The Calico Complex Wild Horse Gather and the Proposed Ruby Pipeline Project

The proposed route for the Ruby Pipeline project would cross portions of the Calico Mountain Complex.  The construction of a pipeline and subsequent rehabilitation of the area would have a short-term impact to wild horses, wildlife, and livestock in the form of animals avoiding the area during construction activities. 

The Cloud Foundation put out a news release recently claiming that the Proposed Ruby Pipeline Project is the reason the BLM is gathering and removing excess wild horses from the Calico Mountain Complex.  The proof they claim was in statements included in documents prepared by a consultant to the proposed project.

Attached below is a link to the PDF document of the front page and the page of the actual quote, in which two lines of critical information was purposely left out of the Cloud Foundation's news release. 

On August 28, 2009, Ruby Pipeline responded to questions from the Office of Energy Projects (OEP). On page 30 OEP asked about Ruby’s approach to preventing problematic right-of-way “reclamation” due to wild horses and burros grazing, which is summarized in the following response.

POD Appendix K, Draft Restoration and Reclamation Plans for Wyoming, Utah, Nevada and Oregon filed with FERC in July 2009, specifies actions to minimize wild horse and burro grazing “within the reclaimed ROW”: Ruby will work with the BLM to minimize wild horse and burro grazing along the “restored” ROW for three years. "Possible management actions would be to provide water sources away from the ROW, include low palatable plant species in the seed mix such as sagebrush, temporary fencing with gaps, and/or reduce wild horse populations following BLM policy in appropriate management areas.” BLM wild horse and burro resource specialists were consulted in developing this management approach.

The entire focus of the response addressed how Ruby will work with the BLM to minimize wild horse and burro grazing on the “reclaimed” ROW to allow rehabilitation of the vegetation to be most effective. Any proposed gathers would be analyzed and developed through the BLM normal NEPA and public review process, which is based upon achieving the AML for each particular HMA/Complex.

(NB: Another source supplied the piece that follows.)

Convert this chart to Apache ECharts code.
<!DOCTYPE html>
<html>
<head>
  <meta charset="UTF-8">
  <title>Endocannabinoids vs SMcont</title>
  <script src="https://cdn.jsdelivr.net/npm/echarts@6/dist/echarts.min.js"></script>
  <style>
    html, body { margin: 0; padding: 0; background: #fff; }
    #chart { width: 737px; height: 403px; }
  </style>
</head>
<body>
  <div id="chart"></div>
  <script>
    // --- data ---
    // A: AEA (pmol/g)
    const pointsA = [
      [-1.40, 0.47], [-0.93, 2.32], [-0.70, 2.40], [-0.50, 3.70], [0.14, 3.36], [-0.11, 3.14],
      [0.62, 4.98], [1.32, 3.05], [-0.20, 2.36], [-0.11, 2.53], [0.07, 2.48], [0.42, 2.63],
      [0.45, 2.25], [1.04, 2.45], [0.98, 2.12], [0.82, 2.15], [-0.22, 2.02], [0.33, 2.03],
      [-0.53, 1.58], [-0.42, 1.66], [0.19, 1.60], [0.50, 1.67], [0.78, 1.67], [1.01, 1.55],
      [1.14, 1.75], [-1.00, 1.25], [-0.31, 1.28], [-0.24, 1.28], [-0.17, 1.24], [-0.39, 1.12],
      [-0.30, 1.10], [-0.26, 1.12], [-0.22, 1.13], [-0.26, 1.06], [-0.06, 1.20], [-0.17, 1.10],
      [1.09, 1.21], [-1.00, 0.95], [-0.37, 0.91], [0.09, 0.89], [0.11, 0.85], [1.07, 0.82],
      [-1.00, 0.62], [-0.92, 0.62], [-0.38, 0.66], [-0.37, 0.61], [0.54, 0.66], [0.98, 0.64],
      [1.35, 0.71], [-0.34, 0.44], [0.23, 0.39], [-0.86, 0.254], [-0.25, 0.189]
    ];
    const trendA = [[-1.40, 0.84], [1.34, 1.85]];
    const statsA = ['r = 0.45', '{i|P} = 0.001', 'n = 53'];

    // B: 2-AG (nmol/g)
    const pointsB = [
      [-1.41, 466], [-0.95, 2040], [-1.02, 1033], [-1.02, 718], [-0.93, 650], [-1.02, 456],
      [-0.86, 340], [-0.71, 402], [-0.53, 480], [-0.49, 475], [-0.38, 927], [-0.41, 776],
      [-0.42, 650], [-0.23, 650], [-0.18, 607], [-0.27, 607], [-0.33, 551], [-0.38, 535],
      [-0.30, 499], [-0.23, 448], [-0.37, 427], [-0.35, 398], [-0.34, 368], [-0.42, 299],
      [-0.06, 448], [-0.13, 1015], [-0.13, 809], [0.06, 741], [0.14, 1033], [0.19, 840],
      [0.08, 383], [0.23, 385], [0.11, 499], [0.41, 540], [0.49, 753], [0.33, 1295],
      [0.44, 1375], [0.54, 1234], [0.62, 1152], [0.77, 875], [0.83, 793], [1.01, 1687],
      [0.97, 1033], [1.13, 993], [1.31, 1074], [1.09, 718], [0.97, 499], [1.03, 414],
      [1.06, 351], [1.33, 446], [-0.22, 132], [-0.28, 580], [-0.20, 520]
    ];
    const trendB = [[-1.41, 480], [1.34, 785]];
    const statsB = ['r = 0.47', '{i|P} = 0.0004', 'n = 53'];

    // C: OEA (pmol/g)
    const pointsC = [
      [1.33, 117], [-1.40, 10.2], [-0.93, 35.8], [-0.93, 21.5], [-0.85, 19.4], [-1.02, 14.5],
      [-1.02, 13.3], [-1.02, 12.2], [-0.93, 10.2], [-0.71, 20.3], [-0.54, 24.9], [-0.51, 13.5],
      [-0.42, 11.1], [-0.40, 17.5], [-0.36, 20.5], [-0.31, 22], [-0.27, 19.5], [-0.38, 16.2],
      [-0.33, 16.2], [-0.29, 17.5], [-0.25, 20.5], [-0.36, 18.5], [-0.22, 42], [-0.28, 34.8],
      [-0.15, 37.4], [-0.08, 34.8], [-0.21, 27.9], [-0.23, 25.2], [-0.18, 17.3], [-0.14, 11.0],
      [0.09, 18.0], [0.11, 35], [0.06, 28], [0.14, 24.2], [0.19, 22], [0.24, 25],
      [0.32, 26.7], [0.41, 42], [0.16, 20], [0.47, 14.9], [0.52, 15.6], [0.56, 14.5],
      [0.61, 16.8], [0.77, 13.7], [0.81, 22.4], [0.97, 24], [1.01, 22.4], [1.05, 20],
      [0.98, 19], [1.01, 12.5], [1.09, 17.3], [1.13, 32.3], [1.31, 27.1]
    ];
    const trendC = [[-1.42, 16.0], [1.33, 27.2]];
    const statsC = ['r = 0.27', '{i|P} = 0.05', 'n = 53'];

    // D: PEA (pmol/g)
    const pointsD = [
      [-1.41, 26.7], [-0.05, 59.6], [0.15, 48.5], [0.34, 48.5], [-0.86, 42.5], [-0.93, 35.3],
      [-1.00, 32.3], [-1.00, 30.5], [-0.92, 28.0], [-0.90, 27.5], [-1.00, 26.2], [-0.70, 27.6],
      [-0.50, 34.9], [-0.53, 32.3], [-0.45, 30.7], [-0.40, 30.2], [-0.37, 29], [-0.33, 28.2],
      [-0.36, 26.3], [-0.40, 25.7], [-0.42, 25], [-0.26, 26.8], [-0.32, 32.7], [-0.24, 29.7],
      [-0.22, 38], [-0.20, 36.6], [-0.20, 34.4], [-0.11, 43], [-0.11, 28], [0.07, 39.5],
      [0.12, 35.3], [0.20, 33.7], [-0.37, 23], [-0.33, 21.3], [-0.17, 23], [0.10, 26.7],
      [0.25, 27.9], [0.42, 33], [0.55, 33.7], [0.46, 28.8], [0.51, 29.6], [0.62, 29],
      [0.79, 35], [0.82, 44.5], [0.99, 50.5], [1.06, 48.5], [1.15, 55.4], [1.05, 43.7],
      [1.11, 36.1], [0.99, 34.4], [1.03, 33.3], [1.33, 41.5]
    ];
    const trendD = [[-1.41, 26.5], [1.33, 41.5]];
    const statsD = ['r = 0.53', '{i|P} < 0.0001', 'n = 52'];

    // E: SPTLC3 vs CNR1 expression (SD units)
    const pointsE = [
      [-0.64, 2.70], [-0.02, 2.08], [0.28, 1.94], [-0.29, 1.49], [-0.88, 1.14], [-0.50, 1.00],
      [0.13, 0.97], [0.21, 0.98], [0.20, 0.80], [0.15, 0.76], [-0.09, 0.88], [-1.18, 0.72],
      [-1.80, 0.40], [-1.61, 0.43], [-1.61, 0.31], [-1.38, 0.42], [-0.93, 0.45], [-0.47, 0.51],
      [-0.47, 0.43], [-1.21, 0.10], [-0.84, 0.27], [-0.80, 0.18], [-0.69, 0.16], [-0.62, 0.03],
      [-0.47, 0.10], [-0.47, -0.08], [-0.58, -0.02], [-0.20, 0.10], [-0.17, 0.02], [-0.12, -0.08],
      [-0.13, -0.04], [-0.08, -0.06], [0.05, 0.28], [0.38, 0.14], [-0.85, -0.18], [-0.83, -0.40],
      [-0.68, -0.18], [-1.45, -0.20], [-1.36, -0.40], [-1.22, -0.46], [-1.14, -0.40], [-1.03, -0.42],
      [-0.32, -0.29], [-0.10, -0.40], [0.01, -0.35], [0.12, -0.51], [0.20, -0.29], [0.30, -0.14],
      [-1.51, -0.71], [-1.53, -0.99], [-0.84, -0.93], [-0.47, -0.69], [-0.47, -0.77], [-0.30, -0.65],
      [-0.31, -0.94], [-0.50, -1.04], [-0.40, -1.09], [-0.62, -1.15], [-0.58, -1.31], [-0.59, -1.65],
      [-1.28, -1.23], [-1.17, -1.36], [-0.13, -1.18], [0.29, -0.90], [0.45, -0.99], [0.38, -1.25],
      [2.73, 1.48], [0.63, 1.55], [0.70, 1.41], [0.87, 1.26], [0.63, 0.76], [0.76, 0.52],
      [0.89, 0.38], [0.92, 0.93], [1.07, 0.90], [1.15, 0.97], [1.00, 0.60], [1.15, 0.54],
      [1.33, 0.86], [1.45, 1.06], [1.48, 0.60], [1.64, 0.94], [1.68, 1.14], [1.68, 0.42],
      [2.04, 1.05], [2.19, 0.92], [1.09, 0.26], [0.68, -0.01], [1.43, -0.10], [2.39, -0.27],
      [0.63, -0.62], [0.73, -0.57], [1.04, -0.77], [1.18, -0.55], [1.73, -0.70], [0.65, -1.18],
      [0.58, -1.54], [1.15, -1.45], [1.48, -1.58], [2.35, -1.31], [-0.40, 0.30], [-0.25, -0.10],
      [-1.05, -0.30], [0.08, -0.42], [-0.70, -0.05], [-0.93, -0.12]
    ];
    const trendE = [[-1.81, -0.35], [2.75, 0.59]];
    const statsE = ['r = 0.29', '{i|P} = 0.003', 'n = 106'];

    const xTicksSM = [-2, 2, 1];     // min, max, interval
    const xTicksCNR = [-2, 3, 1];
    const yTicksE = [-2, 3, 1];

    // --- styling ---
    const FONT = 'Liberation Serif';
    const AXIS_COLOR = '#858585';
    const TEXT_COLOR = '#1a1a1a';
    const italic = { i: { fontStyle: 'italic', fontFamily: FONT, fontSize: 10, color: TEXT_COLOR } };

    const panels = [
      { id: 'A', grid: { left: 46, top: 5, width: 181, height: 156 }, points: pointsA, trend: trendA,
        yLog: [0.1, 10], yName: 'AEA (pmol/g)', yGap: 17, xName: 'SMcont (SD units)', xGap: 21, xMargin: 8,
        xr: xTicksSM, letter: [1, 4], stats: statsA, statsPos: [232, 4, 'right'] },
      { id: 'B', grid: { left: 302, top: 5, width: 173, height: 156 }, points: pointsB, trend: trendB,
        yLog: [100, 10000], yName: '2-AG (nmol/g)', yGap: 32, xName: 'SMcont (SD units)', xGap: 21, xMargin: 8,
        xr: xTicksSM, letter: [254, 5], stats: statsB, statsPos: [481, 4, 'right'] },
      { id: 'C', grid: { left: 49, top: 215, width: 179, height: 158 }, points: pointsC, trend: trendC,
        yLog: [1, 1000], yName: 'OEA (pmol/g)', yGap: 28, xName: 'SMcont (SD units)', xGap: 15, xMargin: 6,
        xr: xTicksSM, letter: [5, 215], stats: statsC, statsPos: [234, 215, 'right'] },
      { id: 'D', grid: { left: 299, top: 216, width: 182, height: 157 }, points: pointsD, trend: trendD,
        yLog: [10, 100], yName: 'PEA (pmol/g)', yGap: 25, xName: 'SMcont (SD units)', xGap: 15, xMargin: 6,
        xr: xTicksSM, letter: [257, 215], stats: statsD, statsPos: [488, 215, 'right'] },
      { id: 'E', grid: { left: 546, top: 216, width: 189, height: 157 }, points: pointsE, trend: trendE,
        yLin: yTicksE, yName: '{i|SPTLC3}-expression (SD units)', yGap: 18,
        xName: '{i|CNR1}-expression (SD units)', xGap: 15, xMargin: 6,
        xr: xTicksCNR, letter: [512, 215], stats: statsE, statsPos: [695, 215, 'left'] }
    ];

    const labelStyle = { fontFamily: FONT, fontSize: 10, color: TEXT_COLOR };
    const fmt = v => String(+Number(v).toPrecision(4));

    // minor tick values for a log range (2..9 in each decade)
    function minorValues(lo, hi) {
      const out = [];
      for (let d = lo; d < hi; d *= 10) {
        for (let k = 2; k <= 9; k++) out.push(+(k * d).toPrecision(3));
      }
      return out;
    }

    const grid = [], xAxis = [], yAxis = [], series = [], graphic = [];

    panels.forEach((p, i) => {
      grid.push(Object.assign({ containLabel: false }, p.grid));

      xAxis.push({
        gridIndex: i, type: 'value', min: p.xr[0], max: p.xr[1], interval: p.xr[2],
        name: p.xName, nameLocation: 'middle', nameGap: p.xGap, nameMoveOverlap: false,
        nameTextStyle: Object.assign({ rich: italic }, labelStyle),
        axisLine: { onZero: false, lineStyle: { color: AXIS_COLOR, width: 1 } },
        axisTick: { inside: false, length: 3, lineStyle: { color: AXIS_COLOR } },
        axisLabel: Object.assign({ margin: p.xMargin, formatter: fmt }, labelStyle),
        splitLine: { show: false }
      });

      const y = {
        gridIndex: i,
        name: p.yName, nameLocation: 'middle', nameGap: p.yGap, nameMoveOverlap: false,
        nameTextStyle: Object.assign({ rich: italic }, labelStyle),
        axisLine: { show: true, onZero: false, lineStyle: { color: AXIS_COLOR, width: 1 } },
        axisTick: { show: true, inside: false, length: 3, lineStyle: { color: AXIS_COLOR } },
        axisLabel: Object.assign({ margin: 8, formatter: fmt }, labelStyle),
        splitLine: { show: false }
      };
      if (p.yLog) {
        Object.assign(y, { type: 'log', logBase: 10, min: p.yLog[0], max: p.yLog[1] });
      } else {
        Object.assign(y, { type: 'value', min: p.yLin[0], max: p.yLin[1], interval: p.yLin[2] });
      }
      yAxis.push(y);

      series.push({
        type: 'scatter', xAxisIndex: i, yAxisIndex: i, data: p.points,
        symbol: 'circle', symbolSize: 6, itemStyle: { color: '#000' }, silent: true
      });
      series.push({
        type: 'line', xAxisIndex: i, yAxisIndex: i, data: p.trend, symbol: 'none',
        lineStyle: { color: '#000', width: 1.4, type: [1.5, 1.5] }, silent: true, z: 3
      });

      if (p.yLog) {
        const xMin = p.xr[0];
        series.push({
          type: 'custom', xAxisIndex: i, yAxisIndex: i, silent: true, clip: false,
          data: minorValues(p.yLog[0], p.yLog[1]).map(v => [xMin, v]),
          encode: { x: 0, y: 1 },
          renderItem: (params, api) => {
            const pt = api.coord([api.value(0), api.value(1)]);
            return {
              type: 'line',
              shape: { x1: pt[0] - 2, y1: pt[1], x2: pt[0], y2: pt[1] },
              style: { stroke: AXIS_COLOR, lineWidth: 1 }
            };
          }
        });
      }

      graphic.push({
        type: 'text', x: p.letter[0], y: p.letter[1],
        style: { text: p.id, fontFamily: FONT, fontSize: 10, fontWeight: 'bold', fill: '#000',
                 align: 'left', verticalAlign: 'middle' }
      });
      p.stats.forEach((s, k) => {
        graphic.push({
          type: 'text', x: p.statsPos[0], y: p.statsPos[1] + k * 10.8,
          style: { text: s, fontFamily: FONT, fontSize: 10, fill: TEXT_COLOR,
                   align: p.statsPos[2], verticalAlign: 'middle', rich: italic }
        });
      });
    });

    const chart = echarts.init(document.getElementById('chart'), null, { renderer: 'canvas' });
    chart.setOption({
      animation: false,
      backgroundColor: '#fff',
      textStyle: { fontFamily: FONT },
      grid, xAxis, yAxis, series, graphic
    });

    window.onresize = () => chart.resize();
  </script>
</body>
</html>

The EIS, released Friday, January 8, 2010, further outlines the follow specific conservation measures that Ruby will implement to further protect wild horse and burro populations:

5.3.13.3 Conservation Measures

To minimize impacts to wild horses, Ruby would implement one or more of the following measures:

  • Install soft plug or crossovers every 2,500 feet or closer depending on water sources to facilitate wildlife movement (1,200 feet within agency-defined migration corridors);
  • Where necessary or if there is indication that wild horses and burros are not crossing at installed soft plugs or crossovers, locate temporary water supplies 0.5 mile out of the construction area if pipeline construction comes with in 0.25 mile of an existing water source or if pipeline will impede access to nearby water source;
  • Minimize the time the trench is open to decrease the potential of wild horse and burro entrapment;
  • Leave major horse trails across trench intact as long as possible to minimize loss of movement to habitat;
  • Be sure to close the fence gaps to restrict movement outside of the HMA;
  • Install crossovers at existing fences within grazing allotments; 
  • Ensure that workers and other site personnel are educated regarding the federal protection of wild horse and burros and are aware of the penalties associated with harassment of wild horses and burros.

Ruby Pipeline LLC Responses to OEP

The removal of wild horses/burros is not addressed in the Ruby Pipeline Final EIS, because it has nothing to do with the removal of wild horses or burros.  Gathers such as the Calico Mountains Complex operation are conducted as part of the BLM land use management plans, and are conducted to remove excess animals, achieve Appropriate Management Levels, and achieve a thriving natural ecological balance in an effort to maintain healthy rangelands and ensure through our management practices that we have adequate food and water for the remaining wild horses and burros, wildlife and permitted livestock on the public lands.